What do you think? Would you visit a place like Vukovar – or have you even been? Is this kind of „war tourism“ unethical or weird to you?

15 Comments

  1. Wow I have never really been to this kind of place, surely this is an off-beaten track to feel a certain sad history visibly there for you to see. Great post as always, keep exposing the great Eastern Europe for us! 🙂

    • bridgekeeper

      Februar 26, 2013 at 10:54 pm

      Thank you darling. It isn’t easy to write about a place like this, but it amazes me how the spirit of the people brings ray of hope to all the sadness of history.

  2. Thanks for your comment!
    I have to admit that my stay in Slavonia two years ago was the one with my first steps in so called Eastern Europe ever. In Vukovar, we were only waiting for the bus to Novi Sad, so I didn’t take that many pictures like you did. „War tourism“ is something that hasn’t been exploited yet in this region, but it’s only a question of time when people will start making money of this, especially when Croatia has joined EU.
    More steps in Eastern Europe will follow and as I see at first sight, your blog might help me planning the next trips 🙂 nice work!

    • bridgekeeper

      Februar 26, 2013 at 10:53 pm

      All the happier does it make me that you didn’t shy away from Eastern and Middle Eastern Europe after Slavonia – it is certainly not the most accessible place, but it is definitely worth a visit. Funny that we should decide to write about it almost at the same time. War tourism is actually startign to be a big deal already, especially in Bosnia. Srebrenica has a weird double life between a spa town and the site of the biggest genocide since World War II – or so I hear. I really need to visit soon. Thanks for stopping by, I look forward to exchanging travel tales with you, Christopher!

  3. Hi, I clicked over from Kami’s blog!

    This is a beautiful post. I agree with you – the countries of the former Yugoslavia are incredibly beautiful with forests, mountains, lakes, rivers. I was incredibly moved by the natural beauty when I visited Serbia in 2010 and long to visit the lakes and beaches in Macedonia, Montenegro and Croatia.

    But yes, it is important to talk about the war sometimes, especially as all of the locals I’ve spoken to across the Balkans speak about it a lot.

    Vukovar is very high on my to-visit list.
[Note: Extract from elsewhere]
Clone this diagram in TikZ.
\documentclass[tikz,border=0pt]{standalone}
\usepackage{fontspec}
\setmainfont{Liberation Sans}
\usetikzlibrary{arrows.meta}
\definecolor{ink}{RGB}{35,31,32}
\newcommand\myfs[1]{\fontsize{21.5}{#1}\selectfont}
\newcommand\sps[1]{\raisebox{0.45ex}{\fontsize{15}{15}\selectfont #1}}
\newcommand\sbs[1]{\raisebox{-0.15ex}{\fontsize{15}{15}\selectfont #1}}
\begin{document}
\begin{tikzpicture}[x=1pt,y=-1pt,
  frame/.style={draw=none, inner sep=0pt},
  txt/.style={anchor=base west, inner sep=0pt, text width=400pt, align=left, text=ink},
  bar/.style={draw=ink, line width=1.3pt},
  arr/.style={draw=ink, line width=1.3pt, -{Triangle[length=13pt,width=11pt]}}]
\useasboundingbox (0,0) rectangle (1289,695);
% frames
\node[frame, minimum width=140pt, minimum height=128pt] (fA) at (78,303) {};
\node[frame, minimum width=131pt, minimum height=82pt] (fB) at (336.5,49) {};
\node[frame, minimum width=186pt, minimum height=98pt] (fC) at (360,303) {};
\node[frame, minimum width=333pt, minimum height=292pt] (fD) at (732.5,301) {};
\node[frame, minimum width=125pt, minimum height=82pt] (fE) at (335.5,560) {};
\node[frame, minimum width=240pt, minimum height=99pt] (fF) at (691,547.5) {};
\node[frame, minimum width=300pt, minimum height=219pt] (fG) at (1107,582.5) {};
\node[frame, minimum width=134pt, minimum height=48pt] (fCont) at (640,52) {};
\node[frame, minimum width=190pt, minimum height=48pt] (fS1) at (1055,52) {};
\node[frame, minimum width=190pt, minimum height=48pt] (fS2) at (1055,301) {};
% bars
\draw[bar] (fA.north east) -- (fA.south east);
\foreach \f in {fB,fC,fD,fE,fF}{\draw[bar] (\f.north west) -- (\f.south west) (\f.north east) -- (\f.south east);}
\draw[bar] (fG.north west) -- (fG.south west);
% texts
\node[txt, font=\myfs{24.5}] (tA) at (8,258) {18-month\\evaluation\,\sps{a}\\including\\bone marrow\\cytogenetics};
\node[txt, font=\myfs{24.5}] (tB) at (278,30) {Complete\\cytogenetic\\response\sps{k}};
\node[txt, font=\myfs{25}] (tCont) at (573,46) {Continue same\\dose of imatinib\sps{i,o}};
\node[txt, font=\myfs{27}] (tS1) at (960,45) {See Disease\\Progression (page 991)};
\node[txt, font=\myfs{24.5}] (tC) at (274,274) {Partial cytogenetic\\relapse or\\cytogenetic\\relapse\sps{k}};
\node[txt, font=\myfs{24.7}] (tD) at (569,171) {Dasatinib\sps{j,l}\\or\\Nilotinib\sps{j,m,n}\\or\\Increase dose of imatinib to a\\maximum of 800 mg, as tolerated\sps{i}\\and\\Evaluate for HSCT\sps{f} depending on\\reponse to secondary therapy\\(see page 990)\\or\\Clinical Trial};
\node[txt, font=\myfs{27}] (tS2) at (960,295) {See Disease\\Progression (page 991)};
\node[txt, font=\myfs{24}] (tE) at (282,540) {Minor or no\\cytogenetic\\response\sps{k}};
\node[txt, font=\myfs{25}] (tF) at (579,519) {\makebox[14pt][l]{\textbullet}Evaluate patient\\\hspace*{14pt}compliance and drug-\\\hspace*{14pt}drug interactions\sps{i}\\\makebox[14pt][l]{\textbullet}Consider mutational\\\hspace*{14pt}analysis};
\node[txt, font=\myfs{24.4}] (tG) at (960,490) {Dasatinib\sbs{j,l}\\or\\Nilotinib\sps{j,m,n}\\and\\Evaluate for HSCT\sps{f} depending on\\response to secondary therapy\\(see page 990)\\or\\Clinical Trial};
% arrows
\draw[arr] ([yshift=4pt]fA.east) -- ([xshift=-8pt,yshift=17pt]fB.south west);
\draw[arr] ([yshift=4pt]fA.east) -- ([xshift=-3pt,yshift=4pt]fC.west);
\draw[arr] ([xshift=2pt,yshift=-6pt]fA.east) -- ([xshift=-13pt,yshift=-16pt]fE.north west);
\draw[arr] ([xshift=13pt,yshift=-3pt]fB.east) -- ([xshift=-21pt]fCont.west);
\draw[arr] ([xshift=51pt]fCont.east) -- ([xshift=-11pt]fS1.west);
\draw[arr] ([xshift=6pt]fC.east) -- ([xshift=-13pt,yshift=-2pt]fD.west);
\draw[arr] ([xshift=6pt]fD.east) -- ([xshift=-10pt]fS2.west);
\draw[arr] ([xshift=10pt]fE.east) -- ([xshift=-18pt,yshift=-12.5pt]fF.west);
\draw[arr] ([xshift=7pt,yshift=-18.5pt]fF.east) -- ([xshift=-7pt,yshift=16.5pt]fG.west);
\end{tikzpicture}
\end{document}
I’m going to Split, Sarajevo and Mostar in May but I will definitely be heading out to Zagreb and Split next time.

    • bridgekeeper

      März 1, 2013 at 1:45 pm

      Really glad you found me, Mandy! I am always so happy to meet other lovers of Eastern Europe. Vukovar is definitely worth a visit. Enjoy Split, Sarajevo and Mostar for now though. May is the absolute BEST time there, it is so lovely, not too hot, yet perfect weather, flowers in bloom, the hills of Bosnia exploding in green, it really is one of my favorite countries, if not my favorite in a way. And if you need any advice on where to stay or what to do, just shout!
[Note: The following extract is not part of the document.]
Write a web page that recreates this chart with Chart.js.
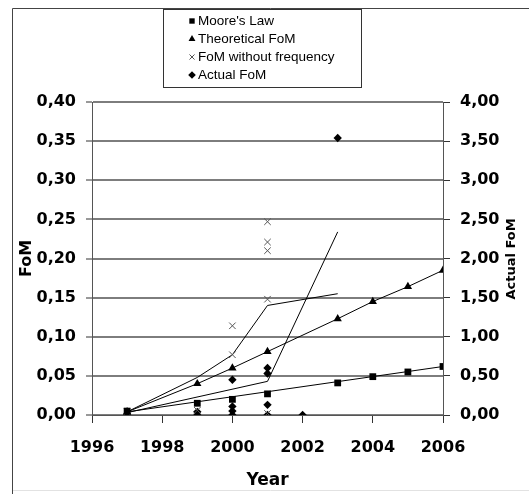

      • I’ll definitely keep that in mind! Thank you! One of my Serbian friends is meeting us in Sarajevo, so we should be good.

  4. The benefit of a do-nothing Saturday night is that I came across your post and blog. I just said to my girlfriend earlier that most travel bloggers have a tendency to only concentrate on the sights and where to eat, and forget about the background, the hidden essence of a place. So it’s extra nice seeing your writing for this reason as well.
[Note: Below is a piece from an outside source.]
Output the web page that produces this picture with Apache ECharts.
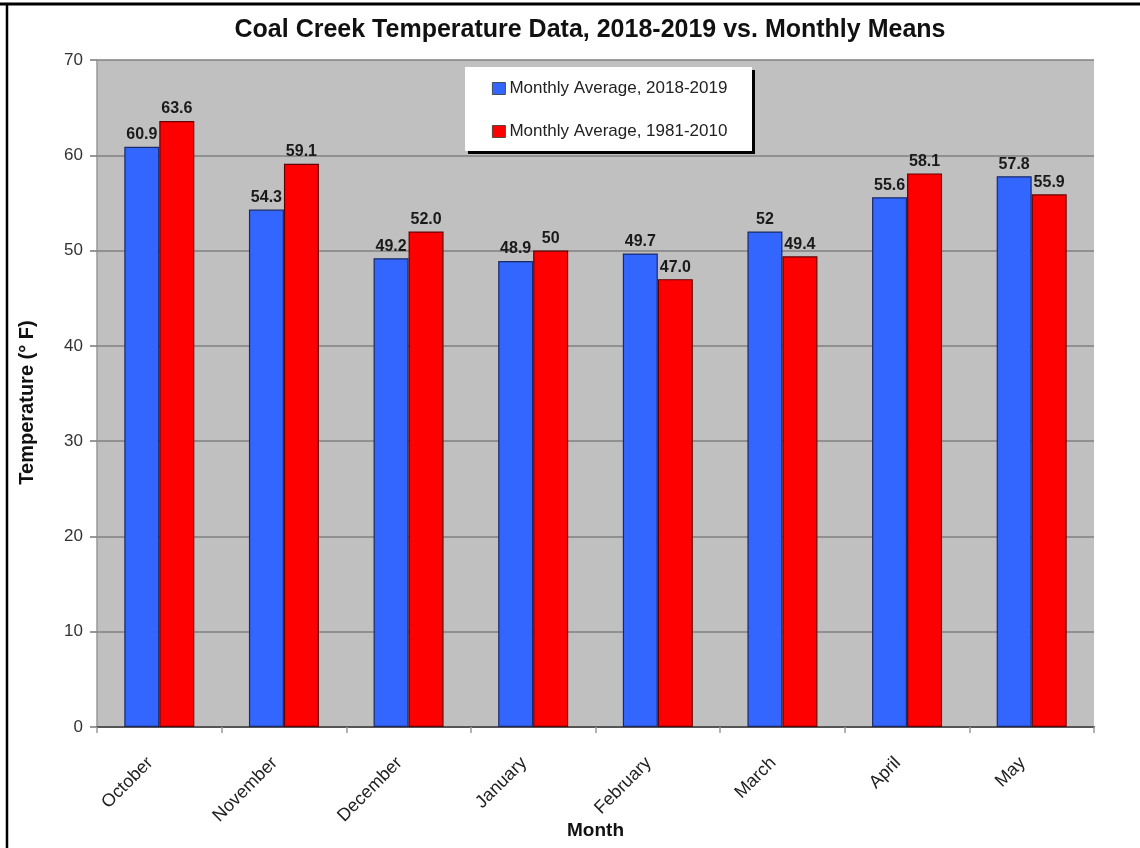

    My roots are in Eastern Europe, although a completely different part, so could be that’s why this story resonates with me. But probably it’s more because I share your view on gaining understanding of a country shold come not only via its beauty but just as much via its painful past.

    • bridgekeeper

      März 4, 2013 at 12:21 am

      Thank you, Pal, for your very kind words and for finding my blog – and for subscribing to it, which means so much to me! I read on yours that you’re originally from Romania? That is one country I am missing… can’t wait to go there. I agree with you wholeheartedly, a country’s past is very important. With me being German, I should know… I will write much about this topic this week, featuring Germany and especially Berlin in my posts because of ITB. I hope you will like what’s coming.

  5. I’ve never heard of that town before, but it seems pretty intense..! Bosnia is such a beautiful country and it really left an impression on me. The people have gone through so much and I can’t believe what it must be like to live every day seeing the evidence of the past everywhere around you and constantly be reminded of it.

    • bridgekeeper

      März 4, 2013 at 12:24 am

      A lot of people haven’t heard of , Sofia – including myself before I came to the Balkans. It was definitely one of my more important experiences. Glad to hear you loved Bosnia!! Where did you go exactly?

  6. I visited Vukovar last summer under pretty special circumstances. I had decided to go explore in Croatia, Serbia and Romania because my father and grandfather are Serbian, and my grandmother Romanian. Croatia was something I just knew I had to see. I was working with a Croatian woman at the time, and she was from Vukovar. I had certainly never heard of the place. Her and her husband were new to Canada, still waiting to bring their kids over, and I was showing them around a bit.

    When I went on my trip they made all arrangements for me that when I arrived in Vukovar, I would be completely taken care of. Picked up at the bus depot and driven to my free apartment to stay in overnight. Free meals and beers, and a boat trip over to the small, shaded island across the Danube River to just relax and drink Rakija. I was most certainly meeting people that had never, ever encountered a Westerner. They said that the only tourism they had was mostly people from within Europe for some sort of cycling marathon. I will always have very powerful memories of this town, which was my last stop in Croatia before entering Serbia. Powerful memories of the town’s appearance and the way I was treated while I was there. I have no doubt that I will one day return and visit my friends over there.

    • bridgekeeper

      Juli 29, 2013 at 9:28 am

      That is a great story, Mike, and thank you for sharing it. I think „powerful“ is the right word to describe memories generated in a place like Vukovar.

  7. Krister Karlsson

    Juli 28, 2013 at 3:58 pm

    Nice post. But for me it is not acceptable to leave out the terrible war crimes of the Serbians. They attacked and killed civilians in Croatia and Bosnia. I have been to Prijedor in Bosnia many times hearing eyewitnesses telling their stories about hundreds of dead bodies floating in the river Sana. All civilians, women, children and men. Stories about mass rapings. The concentration camp Omarska just outside the city. And the Bosniaks have not even got an excuse from the Serbs. To say that the war was complicated -as you do in your post -is like saying that the jews had them self to blame for the Nazi holocaust.

    • bridgekeeper

      Juli 29, 2013 at 9:50 am

      Hey Krister, thanks for stopping by. After reading your comment, I carefully re-read my post and I can’t find that I denied or belittled anything that you said anywhere. I was very careful not to speak much of the Serbs in this post because like I said, I am not even going to begin to try explaining all of that. I am not an expert on the history of that war, and I certainly wasn’t aiming at giving a history lesson that takes into account all the facts. I am very aware of Prijedor, Omarska and of course Srebrenica. But all of that are topics that I don’t feel I am proficient to discuss. I just spoke about Vukovar and what I saw there and how it affected me. If you are looking for anything beyond that, my blog is not the place to look.